The great and governing differences in our case are that what we have to do is to be done for all, and that this is accompanied with the condition of not partial, but universal freedom. It never was so with any of the old peoples. And though our work is new in some of its conditions, and such as, in its reach and variety, was never dreamt of by the four great teacher nations of antiquity, there is no more reason for our failing in it than there was for their failing in theirs. That it is to be done is, in some sort, proof that it may be done. Indeed, there is apparently more reason for our success than there was for theirs. We have their experience; and in the principles of universal freedom, and universal justice, we have more to commend what ought to be done now to men’s hearts and understandings then they had. Freedom, knowledge, truth, justice, goodness; these must be our aims, our means, our statecraft, our religion. We do not go off the old tracks. They all converge into our path. And so we find that we are advancing, having history for guide, through new conditions, into a richer and better life, placed within the reach of an ever increasing proportion of the community.
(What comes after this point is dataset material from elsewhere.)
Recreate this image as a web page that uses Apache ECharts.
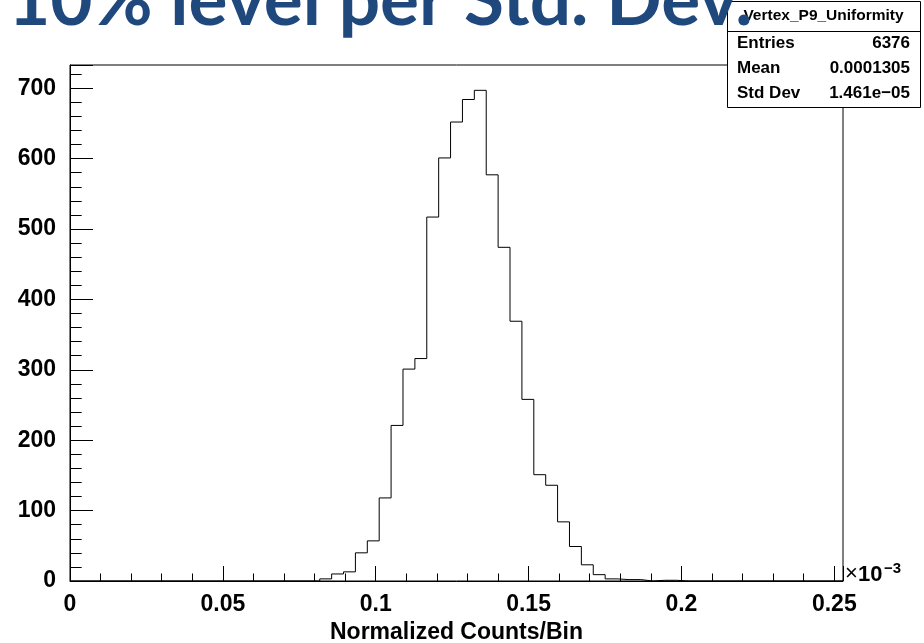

The greatest, perhaps, of the advantages that will be found in our wealth is that it will enable us to confer on every member of the community such knowledge and such training as shall have an hopeful, perhaps a preponderant, tendency towards making instinctive, at all events in the minds of the greater number, a rational use of the freedom they already possess, and the love and practice of truth, justice, and goodness. Though, indeed, when we look at the educational efforts of Saxony, of Switzerland, and of New England, we are almost brought to fear that this great and necessary work will be undertaken more readily and intelligently, and done sooner and better, among people, who have less of the material means for carrying it out than ourselves. In saying this, I do not at all mean that we should confine our efforts merely to what they have done, for they have, to a great extent, omitted that morality which I consider the main point of all; but that we should be much better than we are, if we had done as much as they, with their very inferior means, have already accomplished.

In Egypt submission and order; in Israel, though labouring under most cruel disadvantage, during its better days belief in and devotion to right, and during its latter days the determination to maintain at any cost its morality and religion; at Athens the appreciation of intellectual culture; in the Roman Empire, by the mere working of its system, the idea of the supremacy of the law, and the sentiment of the brotherhood of mankind—were made instinctive. Why should we despair of doing as much for what we need? Our task, indeed, though so much grander, and promising so much more fruit than theirs, does not appear as hard as theirs. If it be beyond our powers, then modern society is but a fermenting mass of disorder and corruption. It cannot be so, however; for if it were, then the long course of History would now have to be reversed. All the progress of the Past, and all its hard-won achievements, would prove without purpose; and there would remain for us only to despair of truth, of right, of religion, and of humanity itself.